Tuesday, 22 December 2020

The Three-Body Problem and the Problem with Hard SF


Were this set in Glasgow, the three-body problem would undoubtedly involve a grizzled detective telling all and sundry that 'There's been a murder.' At least, it would provided the eponymous detective hadn't died and had the series continue without him.

As it is, The Three-Body Problem is mostly based in China and surrounds a problem in physics. That isn't to say there isn't a grizzled detective - there is - or that there aren't multiple bodies - there are - it just happens that the three bodies of the title are astral bodies, stars, and not mutilated corpses left by the River Tay for the police to get their teeth into.

When it was first translated into English, Cixin Liu's novel took the science fiction world by storm. It won the Hugo for best novel in 2015. It has swiftly found its way into the SF canon for its modern approach to hard SF, dealing with physics and maths on a theoretical level in a way that has fallen out of fashion in all but niche circles since the millennium. Outside of Kim Stanley Robinson and Stephen Baxter, it's been a while since I've seen hard SF enter the (relative) mainstream.

The problem is that hard SF relies on the science itself, which restricts it to a niche readership. My scientific knowledge is workable. I couldn't launch a rocket into space, but I have a working knowledge of the physics involved in doing it. Equally, I can suspend my disbelief when it comes to scientific concepts and ideas; if a writer can make it believable, I can believe it. It does, however, mean that hard SF that makes the science the very core of its being - and I'm thinking of Greg Bear's Darwin's Radio here, for the first time in a long time - can leave me cold. Another example is Fred Pohl's collaboration with Arthur C. Clarke for The Last Theorem. A working knowledge of Fermat's Last Theorem was needed to access the book. Although most people have a reasonable working knowledge of science at a basic level, I doubt too many have the breadth of theoretical knowledge of maths and physics to access books like those.

This isn't to criticise hard SF too much: I write as someone who has read and loved the subgenre for years. A quick glance behind me reveals Clarke, Asimov, Baxter, Anderson, Aldiss among less well-known authors. No, it's highlighting where it can fall down. The pitfalls that a writer can become trapped by - quite easily, when even masters have done it - are easier to avoid where they are known.
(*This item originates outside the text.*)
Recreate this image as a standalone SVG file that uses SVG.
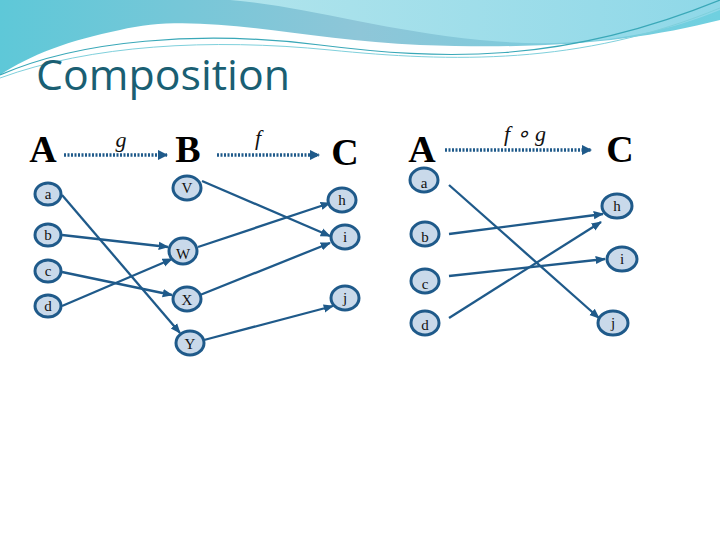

The best hard SF isn't SF where science is the main character. Science plays a critical, central role in hard SF, that's true, but it isn't the whole point of it. The point of the best hard SF is what happens around the science. Take The Last Theorem. It's a sadly clunky read by two grandmasters of science fiction, where the main character's obsession with Fermat leads him to being caught up in a global mission. The problem is that the drive of the plot is lost behind the explanations of what the theorem is and how it may be solved. The maths replaces the plot. Now compare to The Three-Body Problem.

I can't claim that The Three-Body Problem is the best science fiction book ever, although it is very good. This last few days have seen me spending more and more time with it as I've become more and more caught up with the story's momentum. Yes, the main character lacks agency and exists mostly for the reader to see the story through his eyes. Yes, there probably has been something lost in translation from the original Chinese (although Ken Liu has done a superb job in making this a very readable novel). And finally, yes, the narrative structure leaves a little to be desired. But, when all's said and done, the premise combined with the events in the plot make for a compelling tale.

At its heart is the three-body problem itself, a physics problem relating to the interaction between three sources of gravity. The interaction of those bodies makes it impossible to predict the movement of the three bodies and how they will interact with each other. This physical problem is dealt with in no small part through an ingenius fashion: a VR game called Three Body. Wang, our protagonist, finds himself involved with it, along with various attempts by other players to solve the problem and stabilise the atmosphere of a planet in a triple star system.

This on its own is ingenius. This, combined with the rest of the plot, makes for compelling reading, although there are some elements that don't make sense. Wang is a nanoscientist who finds himself embroiled in a global conspiracy which centres in China. It's a curious book, packed with original takes on familiar tropes. Perhaps it's the influence of the communist regime in China itself; this is very much a book that couldn't be written by a Western writer, and it's refreshing for it. That isn't to say it's unquestioning of the Chinese regime: there are clear criticisms present within Cixin's writing.

The science of The Three-Body Problem is a driving force, but it is the other events which make this a good book, not the science. We have theoretical physics, yes, but explained and applied on a level that don't make this book an indecipherable instruction manual. Hard as the science is, it is applied to the plot in a way that means it compels rather than repels the reader.

And this is how it should be. Science front and centre, but also within. The point is what happens using the science, not the science itself. It's a lesson most writers have taken to heart and used well, but it's also a fine balancing act. Even masters have got it wrong, by either hiding their science too much or by relegating events to a secondary role.

I look forward to reading The Dark Forest. It's been a pleasure reading hard SF with a really solid storytelling core. Long may it continue.